How emotion intelligence differs from other skills

Most of our academic lives focus on learning the ‘hard skills’, acquiring knowledge or abilities that we can continue to apply afterward. And, once we have learned them, we can have them for life. Emotional intelligence, however, is a ‘soft skill’. Soft skill trainers now often refer to the soft skills as ‘power skills’, to reflect that they are incredibly difficult to master and require constant practice.

A key difficulty with emotional intelligence is that it can be hard to know exactly what you are feeling, you are not an impartial observer, and everyone will have experienced difficulty in precisely identifying feelings. And if you can’t always know how you feel, it’s impossible to know exactly how others are feeling. Good emotional intelligence, therefore, requires constant effort to not just recognize and adapt to emotions, but to constantly calibrate. It can be surprisingly hard work.

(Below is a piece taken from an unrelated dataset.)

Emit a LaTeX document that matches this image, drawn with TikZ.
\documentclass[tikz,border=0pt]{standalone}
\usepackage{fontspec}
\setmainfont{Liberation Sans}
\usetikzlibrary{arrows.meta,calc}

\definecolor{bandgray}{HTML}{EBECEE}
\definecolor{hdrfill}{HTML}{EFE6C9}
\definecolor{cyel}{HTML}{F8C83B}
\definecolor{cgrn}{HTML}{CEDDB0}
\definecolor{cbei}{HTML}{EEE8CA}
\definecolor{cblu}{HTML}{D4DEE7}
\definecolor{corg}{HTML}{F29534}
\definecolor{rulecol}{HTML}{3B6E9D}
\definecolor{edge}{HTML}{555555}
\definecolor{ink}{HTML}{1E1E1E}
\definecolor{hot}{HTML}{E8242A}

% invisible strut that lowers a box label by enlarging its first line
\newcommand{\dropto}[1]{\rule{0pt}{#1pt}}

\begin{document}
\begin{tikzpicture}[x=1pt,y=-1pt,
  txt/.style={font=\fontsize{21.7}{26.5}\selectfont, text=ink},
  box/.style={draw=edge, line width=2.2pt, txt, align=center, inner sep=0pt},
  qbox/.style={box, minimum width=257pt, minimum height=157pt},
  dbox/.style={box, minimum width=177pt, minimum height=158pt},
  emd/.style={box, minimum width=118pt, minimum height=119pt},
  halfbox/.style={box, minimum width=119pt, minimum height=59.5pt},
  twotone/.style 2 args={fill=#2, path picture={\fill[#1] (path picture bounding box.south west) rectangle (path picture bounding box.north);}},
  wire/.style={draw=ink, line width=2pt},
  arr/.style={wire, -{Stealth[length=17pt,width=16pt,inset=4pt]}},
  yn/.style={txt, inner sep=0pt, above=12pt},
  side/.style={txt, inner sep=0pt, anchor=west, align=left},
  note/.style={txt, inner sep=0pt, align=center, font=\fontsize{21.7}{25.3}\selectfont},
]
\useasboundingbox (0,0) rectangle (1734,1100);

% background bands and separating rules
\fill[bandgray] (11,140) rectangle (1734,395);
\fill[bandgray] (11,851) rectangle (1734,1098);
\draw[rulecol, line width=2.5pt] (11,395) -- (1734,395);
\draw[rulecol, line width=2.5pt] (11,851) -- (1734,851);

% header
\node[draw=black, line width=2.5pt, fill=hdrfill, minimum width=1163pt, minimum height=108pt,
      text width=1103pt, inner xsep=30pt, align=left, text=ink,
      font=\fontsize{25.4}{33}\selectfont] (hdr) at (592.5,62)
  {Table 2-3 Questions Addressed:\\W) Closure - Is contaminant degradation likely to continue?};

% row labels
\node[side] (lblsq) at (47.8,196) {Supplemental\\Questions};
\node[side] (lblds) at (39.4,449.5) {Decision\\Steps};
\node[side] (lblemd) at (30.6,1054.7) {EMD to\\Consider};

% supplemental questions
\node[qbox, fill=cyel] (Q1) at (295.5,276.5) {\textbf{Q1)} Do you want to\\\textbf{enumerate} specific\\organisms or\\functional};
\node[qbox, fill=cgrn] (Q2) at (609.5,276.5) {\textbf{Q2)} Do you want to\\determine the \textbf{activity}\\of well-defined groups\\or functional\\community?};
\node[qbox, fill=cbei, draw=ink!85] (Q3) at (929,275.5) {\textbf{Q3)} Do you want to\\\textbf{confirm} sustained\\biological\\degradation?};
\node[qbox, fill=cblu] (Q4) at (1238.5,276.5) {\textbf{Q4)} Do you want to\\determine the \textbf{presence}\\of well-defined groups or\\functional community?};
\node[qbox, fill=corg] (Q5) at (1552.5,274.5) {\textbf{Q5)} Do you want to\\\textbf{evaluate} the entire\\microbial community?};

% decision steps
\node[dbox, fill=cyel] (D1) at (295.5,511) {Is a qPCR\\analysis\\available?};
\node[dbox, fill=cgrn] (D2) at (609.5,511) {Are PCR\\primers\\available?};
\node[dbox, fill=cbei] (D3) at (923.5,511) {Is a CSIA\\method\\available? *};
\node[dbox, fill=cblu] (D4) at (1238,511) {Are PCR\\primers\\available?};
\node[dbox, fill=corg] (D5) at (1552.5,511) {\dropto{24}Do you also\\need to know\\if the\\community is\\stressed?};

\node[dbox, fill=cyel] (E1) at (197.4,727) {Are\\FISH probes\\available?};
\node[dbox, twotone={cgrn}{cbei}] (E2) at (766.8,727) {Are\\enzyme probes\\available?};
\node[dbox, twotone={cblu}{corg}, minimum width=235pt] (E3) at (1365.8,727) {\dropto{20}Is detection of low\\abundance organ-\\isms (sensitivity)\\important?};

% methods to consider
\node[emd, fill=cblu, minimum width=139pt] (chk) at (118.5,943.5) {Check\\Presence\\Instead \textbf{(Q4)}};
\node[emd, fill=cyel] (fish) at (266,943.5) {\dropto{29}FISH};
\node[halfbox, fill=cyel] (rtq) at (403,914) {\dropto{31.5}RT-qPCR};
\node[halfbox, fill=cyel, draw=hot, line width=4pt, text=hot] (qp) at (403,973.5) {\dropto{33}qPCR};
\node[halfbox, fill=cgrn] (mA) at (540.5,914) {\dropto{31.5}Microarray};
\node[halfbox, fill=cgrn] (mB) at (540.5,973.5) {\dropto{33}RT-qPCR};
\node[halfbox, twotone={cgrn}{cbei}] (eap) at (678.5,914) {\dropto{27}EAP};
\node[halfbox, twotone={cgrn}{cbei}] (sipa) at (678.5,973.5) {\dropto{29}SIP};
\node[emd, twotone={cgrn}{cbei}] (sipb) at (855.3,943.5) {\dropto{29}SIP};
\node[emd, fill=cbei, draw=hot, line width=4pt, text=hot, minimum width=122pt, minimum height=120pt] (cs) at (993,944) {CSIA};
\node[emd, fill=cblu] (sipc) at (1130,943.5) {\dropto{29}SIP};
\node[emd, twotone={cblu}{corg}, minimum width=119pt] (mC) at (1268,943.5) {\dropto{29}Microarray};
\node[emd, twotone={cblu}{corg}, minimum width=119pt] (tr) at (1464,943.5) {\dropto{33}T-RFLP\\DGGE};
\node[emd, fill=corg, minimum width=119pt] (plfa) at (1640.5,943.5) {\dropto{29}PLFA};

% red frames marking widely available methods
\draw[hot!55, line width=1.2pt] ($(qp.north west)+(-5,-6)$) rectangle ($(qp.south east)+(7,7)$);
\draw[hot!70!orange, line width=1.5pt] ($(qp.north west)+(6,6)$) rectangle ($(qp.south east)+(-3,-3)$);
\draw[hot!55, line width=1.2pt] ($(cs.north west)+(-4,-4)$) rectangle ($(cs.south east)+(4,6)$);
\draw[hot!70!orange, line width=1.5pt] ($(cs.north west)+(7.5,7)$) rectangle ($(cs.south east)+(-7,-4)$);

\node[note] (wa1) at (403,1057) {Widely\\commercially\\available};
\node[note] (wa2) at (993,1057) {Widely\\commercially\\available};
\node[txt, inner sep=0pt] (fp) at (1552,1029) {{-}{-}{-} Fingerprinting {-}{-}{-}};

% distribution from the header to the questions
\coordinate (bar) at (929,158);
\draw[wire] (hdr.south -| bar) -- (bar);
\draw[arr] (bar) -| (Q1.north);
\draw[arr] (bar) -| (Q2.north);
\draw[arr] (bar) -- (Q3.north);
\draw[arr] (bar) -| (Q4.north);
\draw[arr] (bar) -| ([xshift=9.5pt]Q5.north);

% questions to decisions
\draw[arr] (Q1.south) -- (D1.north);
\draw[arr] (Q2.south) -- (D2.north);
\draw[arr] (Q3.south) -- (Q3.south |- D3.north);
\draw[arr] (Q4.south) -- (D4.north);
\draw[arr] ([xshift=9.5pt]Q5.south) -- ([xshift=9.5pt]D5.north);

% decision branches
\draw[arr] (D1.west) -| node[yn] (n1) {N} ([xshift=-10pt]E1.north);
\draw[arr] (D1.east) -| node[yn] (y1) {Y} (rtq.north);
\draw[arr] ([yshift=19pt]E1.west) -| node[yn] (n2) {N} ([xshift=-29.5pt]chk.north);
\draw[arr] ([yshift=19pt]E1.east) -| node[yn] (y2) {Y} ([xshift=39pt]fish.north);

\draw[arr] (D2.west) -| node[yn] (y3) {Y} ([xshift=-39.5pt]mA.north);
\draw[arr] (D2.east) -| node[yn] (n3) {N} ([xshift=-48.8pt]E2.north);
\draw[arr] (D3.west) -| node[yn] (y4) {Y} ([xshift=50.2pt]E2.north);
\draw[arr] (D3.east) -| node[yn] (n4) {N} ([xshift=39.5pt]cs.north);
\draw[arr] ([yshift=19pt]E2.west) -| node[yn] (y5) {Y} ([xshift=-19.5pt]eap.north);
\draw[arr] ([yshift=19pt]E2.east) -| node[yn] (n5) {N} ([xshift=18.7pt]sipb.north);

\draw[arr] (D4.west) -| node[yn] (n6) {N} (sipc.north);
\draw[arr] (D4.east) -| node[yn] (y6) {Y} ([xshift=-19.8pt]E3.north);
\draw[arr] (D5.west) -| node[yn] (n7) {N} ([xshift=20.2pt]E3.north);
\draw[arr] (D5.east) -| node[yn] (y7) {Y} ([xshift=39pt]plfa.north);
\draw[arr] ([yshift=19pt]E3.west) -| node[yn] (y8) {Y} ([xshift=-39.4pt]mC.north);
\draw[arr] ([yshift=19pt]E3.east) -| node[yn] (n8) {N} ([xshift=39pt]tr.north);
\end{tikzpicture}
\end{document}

How emotional intelligence strengthens relationships

Some suggest that emotional intelligence is little more than values or traits, like courtesy, or just a rebranding of empathy. But whatever it might be, the impact is still incredibly powerful.

Simple examples can show how it might work. You might be feeling trepidation about seeing a professor to ask a question about the course. Going through an emotional intelligence framework, you might start to define that feeling. The trepidation might be anxiety because you genuinely don’t understand something and fear you never will, or might be because you are afraid the professor may view your question negatively. Thinking about the professor, you might wonder how they would feel, are they overwhelmed by other students and assessments and feeling pressure from work.

You can use these to frame your approach. You can analyze your own feelings, possibly even rationalizing them — plenty of students struggle with things occasionally, and it’s a professor’s job to help. Thinking about their workload might help you frame your question, ensuring it’s focused and makes efficient use of their time. The result is addressing the problem in a way that is considerate of both sides emotions and feelings.

An example of working with peers might see you excited about a project, but frustrated others are not sharing your excitement for the work. Thinking about why that might be helps. They might be that they struggle with the subject, and that gives you a chance to offer help. Or they might simply find the topic dull, but that creates the opportunity for them to take the lead on a different piece of work they enjoy. Again, it enables you to address the perceived problem positively for everyone concerned.

Working with emotions

At its heart, emotional intelligence means acknowledging and working with emotions. Research indicates that emotions have a powerful influence on our lives, and can make us irrational, a topical example is reluctance to vaccines, despite the overwhelming evidence of their safety and protective qualities. And many people happily drive every day, but are scared to fly, despite driving being much more dangerous.

By understanding your own and others’ emotions, you are empowering yourself to work with those emotions, so your effort is on accomplishing goals, not fighting feelings. It’s perhaps no surprise that the best leaders are often those that are identified as exhibiting traits that are associated with emotional intelligence.

But it is a skill that you constantly have to work at, and while it comes more naturally to some than others, we can all use practice. And it’s simple to start, when you are dealing with someone, just ask yourself three simple questions: what are they feeling, why might they be feeling that way, and how can you act differently to acknowledge that feeling?

You’ll be surprised how taking a few seconds to practice your emotional intelligence can make even the most difficult situations much easier.